Enchentes no Sul, seca e ondas de calor no Centro-Oeste, tempestades no Sudeste. Esses eventos climáticos extremos impactam desproporcionalmente as populações mais vulneráveis, como pessoas periféricas, quilombolas, indígenas e ribeirinhas. A agenda climática, antes esporádica no debate público, tem se intensificado, ultrapassando os limites de fóruns especializados.
Nesta semana, muitos brasileiros tomaram conhecimento de que autoridades governamentais, organizações e especialistas de todo o mundo estão reunidas em Baku, no Azerbaijão, para a COP 29 (29ª Conferência das Partes da ONU sobre Mudança Climática). Nosso convite é que acompanhemos este evento pelos olhos das pessoas diretamente afetadas pelas mudanças climáticas e que atuam em seus territórios para enfrentá-las.
Esse encontro anual visa discutir e negociar ações coletivas de 197 países e da União Europeia para o enfrentamento das mudanças climáticas. O Acordo de Paris, firmado na COP 21 de 2015, estabeleceu metas de mitigação (redução de gases de efeito estufa) e adaptação (infraestrutura, acessos e políticas públicas), no entanto, dez anos depois, avançou-se pouco nos objetivos de mitigação, adaptação e transferências de tecnologia, capacitação e compensação por perdas e danos.
Os recursos prometidos por países desenvolvidos para apoiar os países em desenvolvimento têm sido insuficientes, e um dos grandes temas da COP 29 será a definição de uma nova meta de financiamento climático. Esperava-se avanços durante o encontro em Bonn, na Alemanha, em junho, mas ainda há disputas sobre o montante a ser destinado, fontes públicas ou privadas, e as responsabilidades dos países.
Com muito esforço, organizações lideradas por populações negras, indígenas, quilombolas e periféricas se prepararam para participar do evento, buscando apropriar-se do vocabulário da COP e apresentar os saberes ancestrais de cuidado ambiental de seus territórios.
Essas organizações não apenas querem apenas se fazer representar, mas também discutir temas como justiça climática, combate ao racismo ambiental e a proteção de seus territórios.

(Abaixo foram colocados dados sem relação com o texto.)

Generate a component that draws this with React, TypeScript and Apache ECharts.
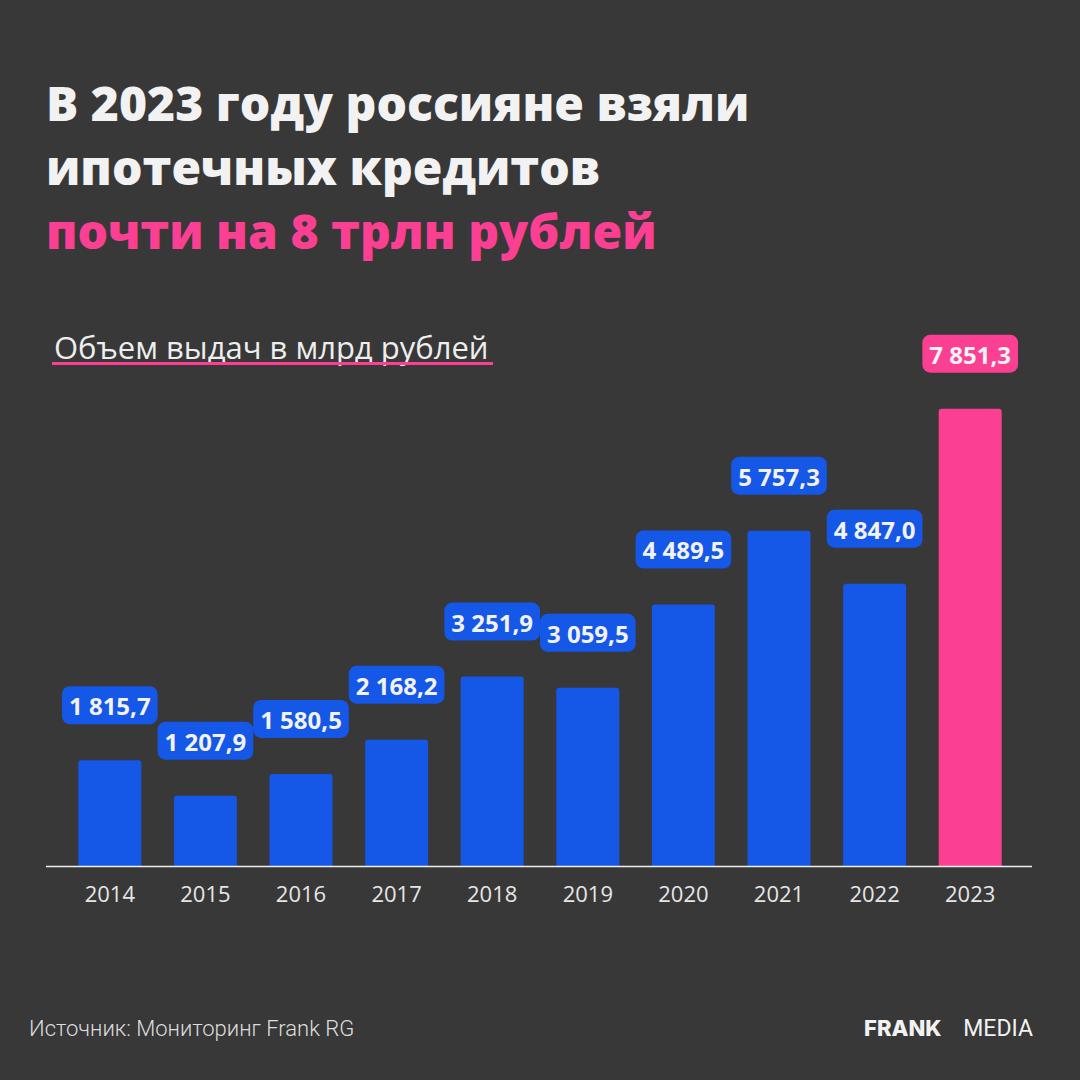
import React, { useEffect, useRef } from "react";
import * as echarts from "echarts";

const years = ["2014", "2015", "2016", "2017", "2018", "2019", "2020", "2021", "2022", "2023"];
const values = [1815.7, 1207.9, 1580.5, 2168.2, 3251.9, 3059.5, 4489.5, 5757.3, 4847.0, 7851.3];
const highlightYear = "2023";

const titleLines = ["В 2023 году россияне взяли", "ипотечных кредитов"];
const titleAccent = "почти на 8 трлн рублей";
const subtitle = "Объем выдач в млрд рублей";
const source = "Источник: Мониторинг Frank RG";

const BG = "#383838";
const BLUE = "#1557E6";
const PINK = "#FB3F93";
const WHITE = "#F2F2F2";

function fmt(v: number): string {
  const [i, d] = v.toFixed(1).split(".");
  return i.replace(/\B(?=(\d{3})+(?!\d))/g, " ") + "," + d;
}

export default function App() {
  const ref = useRef<HTMLDivElement>(null);
  useEffect(() => {
    document.body.style.margin = "0";
    const chart = echarts.init(ref.current!, null, { renderer: "svg" });
    const data = values.map((v, i) => {
      const hl = years[i] === highlightYear;
      const c = hl ? PINK : BLUE;
      return {
        value: v,
        itemStyle: { color: c, borderRadius: [3, 3, 0, 0] },
        label: { backgroundColor: c },
      };
    });
    chart.setOption({
      animation: false,
      backgroundColor: BG,
      grid: { left: 62, right: 62, top: 400, bottom: 214, containLabel: false },
      xAxis: {
        type: "category",
        data: years,
        axisLine: { show: false },
        axisTick: { show: false },
        axisLabel: {
          color: "#E6E6E6",
          fontSize: 22,
          fontFamily: "Open Sans",
          margin: 16,
        },
      },
      yAxis: {
        type: "value",
        min: 0,
        max: 8000,
        show: false,
        splitLine: { show: false },
      },
      series: [
        {
          type: "bar",
          data,
          barWidth: 63,
          label: {
            show: true,
            position: "top",
            distance: 36,
            formatter: (p: any) => fmt(p.value),
            color: WHITE,
            fontSize: 24,
            fontWeight: "bold",
            fontFamily: "Open Sans",
            padding: [5, 7, 4, 7],
            borderRadius: 8,
            lineHeight: 29,
            height: 29,
          },
        },
      ],
      graphic: [
        {
          type: "line",
          shape: { x1: 46, y1: 866.5, x2: 1032, y2: 866.5 },
          style: { stroke: "#F0F0F0", lineWidth: 1.5 },
          z: 10,
        },
        ...titleLines.map((t, i) => ({
          type: "text",
          x: 46,
          y: 102 + i * 64,
          style: {
            text: t,
            fill: WHITE,
            fontSize: 48,
            fontWeight: 800,
            fontFamily: "Open Sans",
            verticalAlign: "middle",
          },
        })),
        {
          type: "text",
          x: 46,
          y: 230,
          style: {
            text: titleAccent,
            fill: PINK,
            fontSize: 48,
            fontWeight: 800,
            fontFamily: "Open Sans",
            verticalAlign: "middle",
          },
        },
        {
          type: "text",
          x: 54,
          y: 347,
          style: {
            text: subtitle,
            fill: "#EEEEEE",
            fontSize: 31,
            fontFamily: "Open Sans",
            verticalAlign: "middle",
          },
        },
        {
          type: "rect",
          shape: { x: 52, y: 362, width: 441, height: 3 },
          style: { fill: PINK },
        },
        {
          type: "text",
          x: 29,
          y: 1028,
          style: {
            text: source,
            fill: "#DDDDDD",
            fontSize: 22,
            fontFamily: "Roboto",
            fontWeight: 300,
            verticalAlign: "middle",
          },
        },
        {
          type: "text",
          x: 864,
          y: 1028,
          style: {
            text: "FRANK",
            fill: WHITE,
            fontSize: 22,
            fontWeight: 800,
            fontFamily: "Inter",
            verticalAlign: "middle",
          },
        },
        {
          type: "text",
          x: 1033,
          y: 1028,
          style: {
            text: "MEDIA",
            align: "right",
            fill: WHITE,
            fontSize: 23,
            fontWeight: 400,
            fontFamily: "Roboto",
            verticalAlign: "middle",
          },
        },
      ],
    });
    return () => chart.dispose();
  }, []);
  return (
    <div
      ref={ref}
      style={{ position: "absolute", left: 0, top: 0, width: 1080, height: 1080 }}
    />
  );
}
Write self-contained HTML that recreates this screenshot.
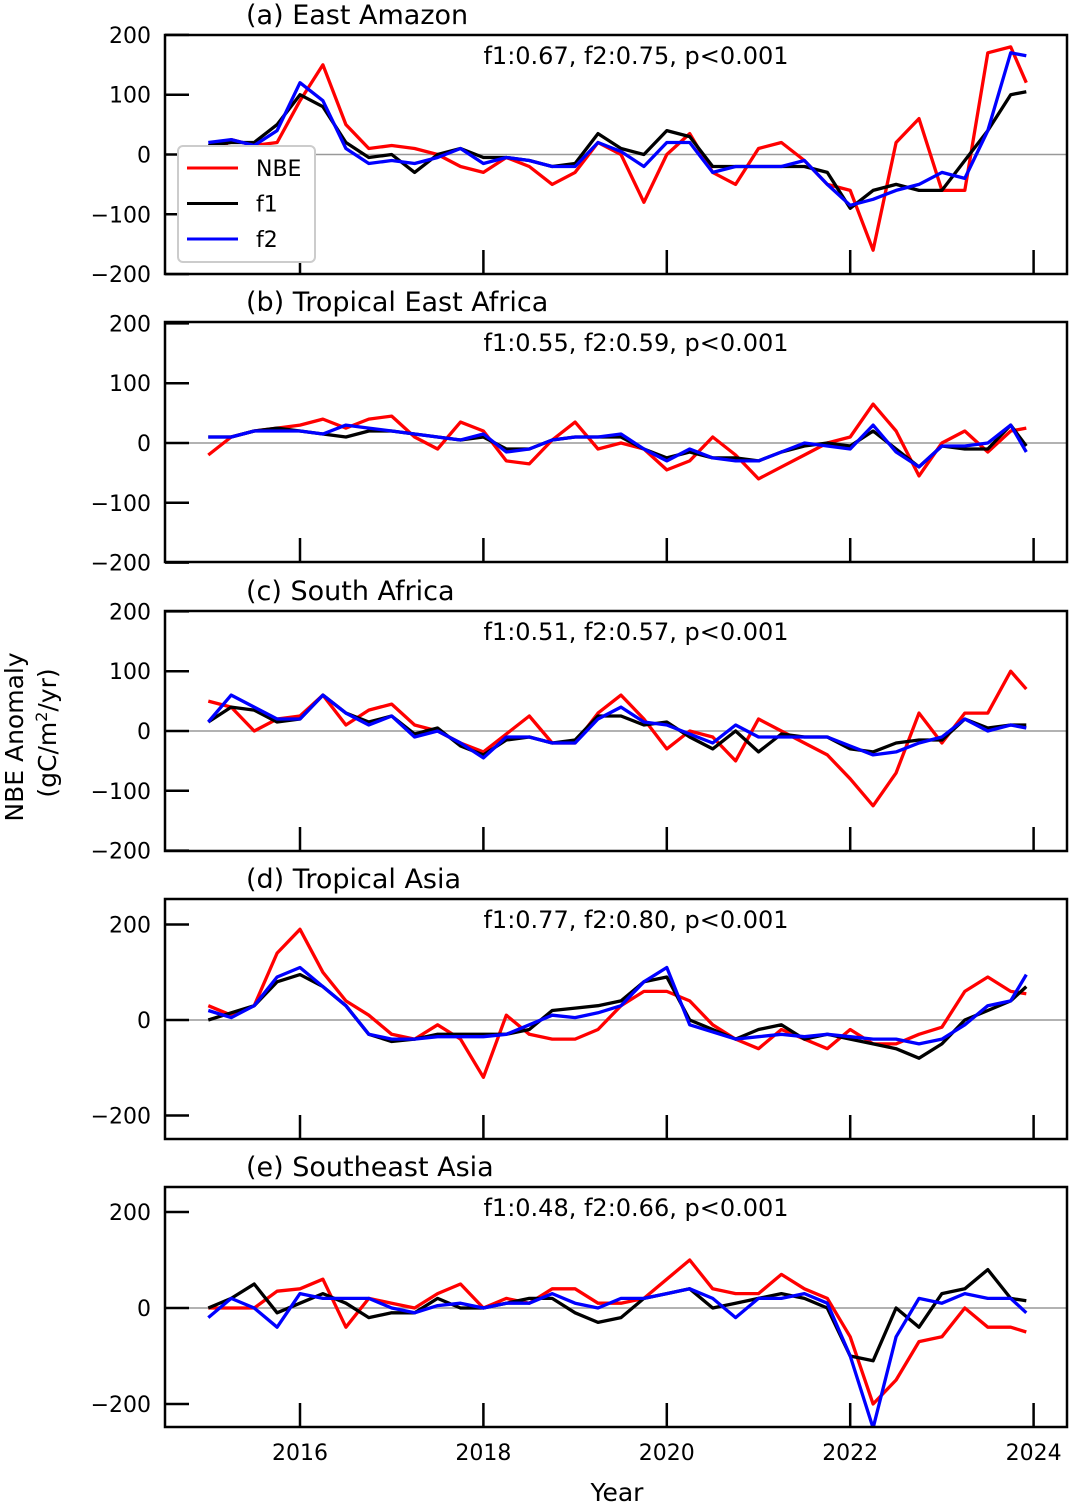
<!DOCTYPE html>
<html><head><meta charset="utf-8"><style>
body{margin:0;background:#fff;}
svg{display:block;font-family:"DejaVu Sans","Liberation Sans",sans-serif;}
</style></head><body>
<svg id="chart" width="1070" height="1506" viewBox="0 0 1070 1506" xmlns="http://www.w3.org/2000/svg"></svg>
<script>
const years=[2015.0,2015.25,2015.5,2015.75,2016.0,2016.25,2016.5,2016.75,2017.0,2017.25,2017.5,2017.75,2018.0,2018.25,2018.5,2018.75,2019.0,2019.25,2019.5,2019.75,2020.0,2020.25,2020.5,2020.75,2021.0,2021.25,2021.5,2021.75,2022.0,2022.25,2022.5,2022.75,2023.0,2023.25,2023.5,2023.75,2023.92];
const xTicks=[2016,2018,2020,2022,2024];
const panelTitles=["(a) East Amazon","(b) Tropical East Africa","(c) South Africa","(d) Tropical Asia","(e) Southeast Asia"];
const panelStats=["f1:0.67, f2:0.75, p<0.001","f1:0.55, f2:0.59, p<0.001","f1:0.51, f2:0.57, p<0.001","f1:0.77, f2:0.80, p<0.001","f1:0.48, f2:0.66, p<0.001"];
const yTicksABC=[200,100,0,-100,-200];
const yTicksDE=[200,0,-200];
const nbeA=[-10,25,15,20,90,150,50,10,15,10,0,-20,-30,-5,-20,-50,-30,20,0,-80,0,35,-30,-50,10,20,-10,-50,-60,-160,20,60,-60,-60,170,180,120];
const f1A=[15,20,20,50,100,80,20,-5,0,-30,0,10,-5,-5,-10,-20,-15,35,10,0,40,30,-20,-20,-20,-20,-20,-30,-90,-60,-50,-60,-60,-10,40,100,105];
const f2A=[20,25,15,40,120,90,10,-15,-10,-15,-5,10,-15,-5,-10,-20,-20,20,5,-20,20,20,-30,-20,-20,-20,-10,-50,-85,-75,-60,-50,-30,-40,40,170,165];
const nbeB=[-20,10,20,25,30,40,25,40,45,10,-10,35,20,-30,-35,5,35,-10,0,-10,-45,-30,10,-20,-60,-40,-20,0,10,65,20,-55,0,20,-15,20,25];
const f1B=[10,10,20,25,20,15,10,20,20,15,10,5,10,-10,-10,5,10,10,10,-10,-25,-15,-25,-25,-30,-15,-5,0,-5,20,-10,-40,-5,-10,-10,30,-5];
const f2B=[10,10,20,20,20,15,30,25,20,15,10,5,15,-15,-10,5,10,10,15,-10,-30,-10,-25,-30,-30,-15,0,-5,-10,30,-15,-40,-5,-5,0,30,-15];
const nbeC=[50,40,0,20,25,60,10,35,45,10,0,-20,-35,-5,25,-20,-20,30,60,20,-30,0,-10,-50,20,0,-20,-40,-80,-125,-70,30,-20,30,30,100,70];
const f1C=[15,40,35,15,20,60,30,15,25,-5,5,-25,-40,-15,-10,-20,-15,25,25,10,15,-10,-30,0,-35,-5,-10,-10,-30,-35,-20,-15,-15,20,5,10,10];
const f2C=[15,60,40,20,20,60,30,10,25,-10,0,-20,-45,-10,-10,-20,-20,20,40,15,10,-5,-20,10,-10,-10,-10,-10,-25,-40,-35,-20,-10,20,0,10,5];
const nbeD=[30,10,30,140,190,100,40,10,-30,-40,-10,-40,-120,10,-30,-40,-40,-20,30,60,60,40,-10,-40,-60,-20,-40,-60,-20,-50,-50,-30,-15,60,90,60,55];
const f1D=[0,15,30,80,95,70,30,-30,-45,-40,-30,-30,-30,-30,-20,20,25,30,40,80,90,0,-20,-40,-20,-10,-40,-30,-40,-50,-60,-80,-50,0,20,40,70];
const f2D=[20,5,30,90,110,70,30,-30,-40,-40,-35,-35,-35,-30,-10,10,5,15,30,80,110,-10,-25,-40,-35,-30,-35,-30,-35,-40,-40,-50,-40,-10,30,40,95];
const nbeE=[0,0,0,35,40,60,-40,20,10,0,30,50,0,20,10,40,40,10,10,20,60,100,40,30,30,70,40,20,-60,-200,-150,-70,-60,0,-40,-40,-50];
const f1E=[0,20,50,-10,10,30,10,-20,-10,-10,20,0,0,10,20,20,-10,-30,-20,20,30,40,0,10,20,30,20,0,-100,-110,0,-40,30,40,80,20,15];
const f2E=[-20,20,0,-40,30,20,20,20,0,-10,5,10,0,10,10,30,10,0,20,20,30,40,20,-20,20,20,30,10,-100,-250,-60,20,10,30,20,20,-10];

const svg=document.getElementById('chart');
const NS="http://www.w3.org/2000/svg";
function mk(tag,attrs,parent){const e=document.createElementNS(NS,tag);for(const k in attrs)e.setAttribute(k,attrs[k]);(parent||svg).appendChild(e);return e;}
const X0=165,X1=1067;
function xs(y){return 300+(y-2016)*91.7;}
const panels=[
 {top:35,bot:274,zero:154.5,k:0.598,ticks:yTicksABC,s:[nbeA,f1A,f2A]},
 {top:322,bot:562,zero:443,k:0.598,ticks:yTicksABC,s:[nbeB,f1B,f2B]},
 {top:611,bot:851,zero:731,k:0.598,ticks:yTicksABC,s:[nbeC,f1C,f2C]},
 {top:899,bot:1139,zero:1020,k:0.4775,ticks:yTicksDE,s:[nbeD,f1D,f2D]},
 {top:1187,bot:1427,zero:1308,k:0.48,ticks:yTicksDE,s:[nbeE,f1E,f2E]}];
const colors=["#ff0000","#000000","#0000ff"];
const snames=["nbe","f1","f2"];
const defs=mk('defs',{});
panels.forEach((p,i)=>{
  const ys=v=>p.zero-v*p.k;
  const g=mk('g',{});
  
  
  const cp=mk('clipPath',{id:'cp'+i},defs);
  mk('rect',{x:X0,y:p.top,width:X1-X0,height:p.bot-p.top},cp);
  const zl=mk('line',{x1:X0,x2:X1,y1:ys(0),y2:ys(0),stroke:'#999','stroke-width':1.5},g);
  
  
  p.s.forEach((arr,j)=>{
    const d=arr.map((v,n)=>(n?'L':'M')+xs(years[n]).toFixed(1)+','+ys(v).toFixed(1)).join(' ');
    const pl=mk('path',{d:d,fill:'none',stroke:colors[j],'stroke-width':3.3,'stroke-linejoin':'round','clip-path':'url(#cp'+i+')'},g);
    
    
  });
  const fr=mk('rect',{x:X0,y:p.top,width:X1-X0,height:p.bot-p.top,fill:'none',stroke:'#000','stroke-width':2.5},g);
  
  
  p.ticks.forEach(t=>{
    const y=ys(t);
    mk('line',{x1:X0,x2:X0+24,y1:y,y2:y,stroke:'#000','stroke-width':2.5},g);
    const tx=mk('text',{x:151,y:y+8,'text-anchor':'end','font-size':22},g);
    tx.textContent=(t<0?'\u2212'+(-t):''+t);
    
    
  });
  xTicks.forEach(t=>{
    mk('line',{x1:xs(t),x2:xs(t),y1:p.bot,y2:p.bot-24,stroke:'#000','stroke-width':2.5},g);
  });
  const ti=mk('text',{x:246,y:p.top-11,'font-size':27},g);
  ti.textContent=panelTitles[i];
  
  
  const st=mk('text',{x:636,y:p.top+29,'text-anchor':'middle','font-size':24},g);
  st.textContent=panelStats[i];
  
  
});
xTicks.forEach(t=>{
  const tx=mk('text',{x:xs(t),y:1460,'text-anchor':'middle','font-size':22});
  tx.textContent=t;
  
  
});
const xt=mk('text',{x:617,y:1501,'text-anchor':'middle','font-size':25});
xt.textContent='Year';


const yt=mk('text',{transform:'translate(23,737) rotate(-90)','text-anchor':'middle','font-size':25});
yt.textContent='NBE Anomaly';


const yu=mk('text',{transform:'translate(56,733) rotate(-90)','text-anchor':'middle','font-size':25});
yu.innerHTML='(gC/m<tspan dy="-9" font-size="16">2</tspan><tspan dy="9">/yr)</tspan>';


const lg=mk('g',{});


mk('rect',{x:178,y:146,width:137,height:116,rx:5,fill:'#fff',stroke:'#ccc','stroke-width':2},lg);
["NBE","f1","f2"].forEach((n,j)=>{
  const y=168+j*35.5;
  mk('line',{x1:187,x2:238,y1:y,y2:y,stroke:colors[j],'stroke-width':3},lg);
  const t=mk('text',{x:256,y:y+8,'font-size':22},lg);
  t.textContent=n;
  
  
});
</script>
</body></html>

Buscam ainda garantir mais financiamento para suas iniciativas e maior participação nos processos decisórios, com capacidade de influenciar as políticas públicas.
Nosso convite é que possamos ir além das narrativas oficiais do sistema ONU e governos locais na cobertura da COP 29. Que acompanhemos pelos olhos dos grupos da sociedade civil e de movimentos sociais territorializados que pautam a agenda ambiental e racial (nacionais e internacionais), que ouçamos suas vozes. Entre elas estão: Casa Sueli Carneiro, Geledés – Instituto da Mulher Negra, PerifaConnection, Alma Preta, Coordenação Nacional de Articulação das Comunidades Negras Rurais Quilombolas (CONAQ), Articulação dos Povos Indígenas do Brasil (APIB), Perifa Sustentável e Amazônia de Pé. Essas vozes têm poder de traduzir os difíceis debates os complexificando e, se elas não ecoarem todas as mudanças desejadas nos documentos aprovados em Baku, certamente terão o papel de fortalecimento da resistência local, capacidade de gerar maior conhecimento e aproximação nacional dos saberes tradicionais e suas respostas para a crise, podendo ainda gerar impactos positivos no desenho de nossas leis e políticas públicas.
Natália Neris – Doutora em Direitos Humanos pela Faculdade de Direito da USP e Coordenadora de Incidência Política da Casa Sueli Carneiro.